Source excerpt:
########################################
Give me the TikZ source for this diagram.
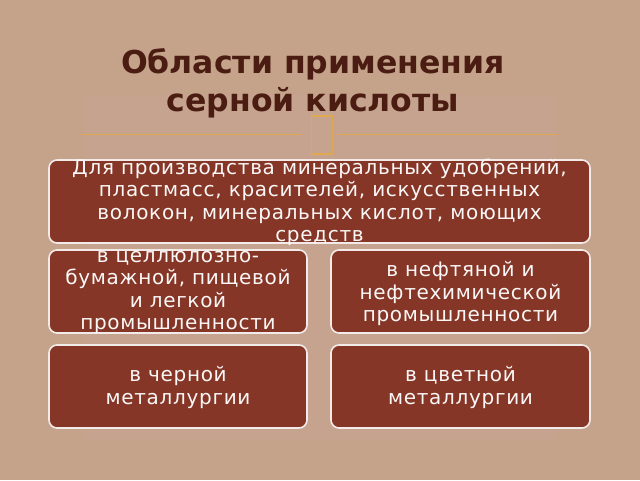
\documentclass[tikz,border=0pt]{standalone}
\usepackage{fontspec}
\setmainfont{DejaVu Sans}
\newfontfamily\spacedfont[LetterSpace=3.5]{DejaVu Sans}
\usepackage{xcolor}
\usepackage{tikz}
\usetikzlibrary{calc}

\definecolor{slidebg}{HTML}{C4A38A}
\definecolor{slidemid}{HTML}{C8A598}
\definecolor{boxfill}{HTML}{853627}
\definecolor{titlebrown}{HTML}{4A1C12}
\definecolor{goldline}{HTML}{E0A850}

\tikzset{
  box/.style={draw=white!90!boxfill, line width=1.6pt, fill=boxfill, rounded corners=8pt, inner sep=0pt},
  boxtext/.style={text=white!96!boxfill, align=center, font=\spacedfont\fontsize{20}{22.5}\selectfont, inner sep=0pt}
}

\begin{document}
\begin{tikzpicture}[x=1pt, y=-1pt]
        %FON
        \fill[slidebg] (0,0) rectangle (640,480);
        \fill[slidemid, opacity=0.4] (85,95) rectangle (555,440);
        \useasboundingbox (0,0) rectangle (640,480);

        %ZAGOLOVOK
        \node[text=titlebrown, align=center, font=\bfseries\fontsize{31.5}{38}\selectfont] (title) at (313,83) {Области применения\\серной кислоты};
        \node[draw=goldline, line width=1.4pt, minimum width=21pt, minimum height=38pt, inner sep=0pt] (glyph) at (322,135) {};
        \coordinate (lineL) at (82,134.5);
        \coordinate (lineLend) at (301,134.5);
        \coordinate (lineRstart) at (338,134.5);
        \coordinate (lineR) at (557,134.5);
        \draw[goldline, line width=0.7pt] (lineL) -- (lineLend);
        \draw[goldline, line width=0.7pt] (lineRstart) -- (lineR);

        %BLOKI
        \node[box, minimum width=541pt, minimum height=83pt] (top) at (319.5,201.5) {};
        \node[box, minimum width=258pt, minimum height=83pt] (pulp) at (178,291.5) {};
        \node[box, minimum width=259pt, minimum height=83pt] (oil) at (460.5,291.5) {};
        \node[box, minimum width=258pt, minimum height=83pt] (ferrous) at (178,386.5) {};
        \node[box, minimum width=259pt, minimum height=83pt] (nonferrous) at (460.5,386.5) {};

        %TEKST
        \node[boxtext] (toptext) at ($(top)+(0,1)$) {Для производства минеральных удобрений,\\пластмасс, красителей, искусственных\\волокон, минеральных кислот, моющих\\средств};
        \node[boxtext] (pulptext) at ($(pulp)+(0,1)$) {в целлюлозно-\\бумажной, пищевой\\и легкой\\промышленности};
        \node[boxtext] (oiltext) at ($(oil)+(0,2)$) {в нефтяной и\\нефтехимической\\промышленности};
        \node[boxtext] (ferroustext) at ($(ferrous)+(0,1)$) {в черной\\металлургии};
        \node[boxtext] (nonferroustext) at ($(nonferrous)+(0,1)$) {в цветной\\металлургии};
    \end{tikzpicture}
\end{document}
########################################
Instruction:
Copy the material exactly. Do not include the pictures.

Answer for this exercise:
Give me the TikZ source for this diagram.
\documentclass[tikz,border=0pt]{standalone}
\usepackage{fontspec}
\setmainfont{DejaVu Sans}
\newfontfamily\spacedfont[LetterSpace=3.5]{DejaVu Sans}
\usepackage{xcolor}
\usepackage{tikz}
\usetikzlibrary{calc}

\definecolor{slidebg}{HTML}{C4A38A}
\definecolor{slidemid}{HTML}{C8A598}
\definecolor{boxfill}{HTML}{853627}
\definecolor{titlebrown}{HTML}{4A1C12}
\definecolor{goldline}{HTML}{E0A850}

\tikzset{
  box/.style={draw=white!90!boxfill, line width=1.6pt, fill=boxfill, rounded corners=8pt, inner sep=0pt},
  boxtext/.style={text=white!96!boxfill, align=center, font=\spacedfont\fontsize{20}{22.5}\selectfont, inner sep=0pt}
}

\begin{document}
\begin{tikzpicture}[x=1pt, y=-1pt]
        %FON
        \fill[slidebg] (0,0) rectangle (640,480);
        \fill[slidemid, opacity=0.4] (85,95) rectangle (555,440);
        \useasboundingbox (0,0) rectangle (640,480);

        %ZAGOLOVOK
        \node[text=titlebrown, align=center, font=\bfseries\fontsize{31.5}{38}\selectfont] (title) at (313,83) {Области применения\\серной кислоты};
        \node[draw=goldline, line width=1.4pt, minimum width=21pt, minimum height=38pt, inner sep=0pt] (glyph) at (322,135) {};
        \coordinate (lineL) at (82,134.5);
        \coordinate (lineLend) at (301,134.5);
        \coordinate (lineRstart) at (338,134.5);
        \coordinate (lineR) at (557,134.5);
        \draw[goldline, line width=0.7pt] (lineL) -- (lineLend);
        \draw[goldline, line width=0.7pt] (lineRstart) -- (lineR);

        %BLOKI
        \node[box, minimum width=541pt, minimum height=83pt] (top) at (319.5,201.5) {};
        \node[box, minimum width=258pt, minimum height=83pt] (pulp) at (178,291.5) {};
        \node[box, minimum width=259pt, minimum height=83pt] (oil) at (460.5,291.5) {};
        \node[box, minimum width=258pt, minimum height=83pt] (ferrous) at (178,386.5) {};
        \node[box, minimum width=259pt, minimum height=83pt] (nonferrous) at (460.5,386.5) {};

        %TEKST
        \node[boxtext] (toptext) at ($(top)+(0,1)$) {Для производства минеральных удобрений,\\пластмасс, красителей, искусственных\\волокон, минеральных кислот, моющих\\средств};
        \node[boxtext] (pulptext) at ($(pulp)+(0,1)$) {в целлюлозно-\\бумажной, пищевой\\и легкой\\промышленности};
        \node[boxtext] (oiltext) at ($(oil)+(0,2)$) {в нефтяной и\\нефтехимической\\промышленности};
        \node[boxtext] (ferroustext) at ($(ferrous)+(0,1)$) {в черной\\металлургии};
        \node[boxtext] (nonferroustext) at ($(nonferrous)+(0,1)$) {в цветной\\металлургии};
    \end{tikzpicture}
\end{document}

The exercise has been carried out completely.